Auri "Auri" (2018)
Point ici de métal et de guitares saturées mais un folk rock cinématographique parfaitement composé et interprété.
Si le nom d'Auti ne vous dit probablement rien, celui de Tuomas Holopainen, en revanche, peut vous être plus familier. En effet, il est le fondateur, claviériste et principal compositeur de Nightwish, le plus grand groupe de metal symphonique au monde. Son groupe principal étant en année sabbatique à ce moment là, Tuomas a décidé de profiter de son temps libre pour.... sortir un album ! Chassez le naturel....
Pour ce nouveau projet, le talentueux claviériste s'est entouré de sa compagne à la ville Johanna Kurkela (chant) et de Troy Donockley (multi-instrumentiste anglais).
Musicalement, le groupe a décidé de ne rien s'interdire et de proposer la musique qui lui venait spontanément, loin des considérations metal symphoniques et grandiloquentes de Nightwish.
On a ici affaire à un folk / rock de qualité (le premier single efficace "Night 13"), teinté de sonorités médiévales ("Underthing solstice", avec ses choeurs d’église et son orgue majestueux), faisant la part belle aux mélodies ("The space between", qui ouvre l'album tambour battant, le très pop "Aphrodite rising",...) et n'évoquant que très rarement le metal (on pense toutefois à The Gathering à l'écoute de "See", très ambiancé).
Les instruments traditionnels sont à l'honneur (uilleann pipes, violon, flûte), le chant de Johanna, très doux et mélodique, est bien mis en avant, et la production, truffée d'arrangements particulièrement soignés, est somptueuse.
Ainsi, un peu à l'instar d'un Richie Blackmore parti fonder Blackmore's Night pour son épouse (officiant non plus dans le hard rock mais dans un folk rock mediéval), Tuomas a choisi de donner un écrin folk à sa compagne (bien que dans le cas présent, la composition et l'écriture soient collectifs).
Le résultat est globalement de très bonne qualité, mais surtout respire la sincérité et la liberté artistique.

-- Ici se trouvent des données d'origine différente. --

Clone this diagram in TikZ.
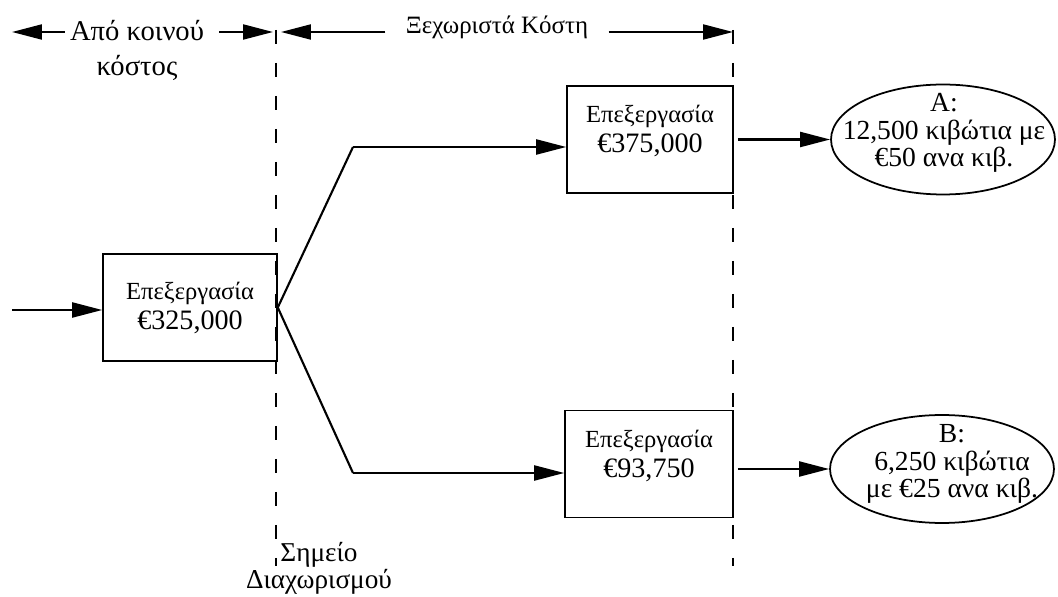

Liberté artistique très certainement salvatrice lorsque l'on est à la tête du plus grand groupe de metal symphonique du monde et que les attentes des fans sont démesurées.
Et si le talent de Tuomas (probablement un des plus fins mélodistes du metal) et de ses compères éclabousse de sa classe chaque morceau du disque, certains se révèlent particulièrement réussis.
Citons "The space between", qui offre une très belle entrée en matière, "Aphrodite rising" qu'on croirait chanté par une nymphe dans le Seigneur des anneaux, ou encore "Them thar chanterelles" (que Tuomas a composée à partir d'une mélopée que sa compagne fredonnait en allant aux champignons étant enfant), qu'on croirait sortie du Alice au pays des merveilles de Tim Burton. Mais la pépite de l'album, qui justifie à elle seule son achat, est bel et bien la sublime ballade "Desert flower", d'une sensibilité et d'une mélancolie rares.
Vous l'aurez compris, point ici de metal et de guitares saturées mais un folk rock cinématographique parfaitement composé, interprété et produit, par un trio d'artistes affirmant ici leur plaisir et leur liberté artistique avec brio.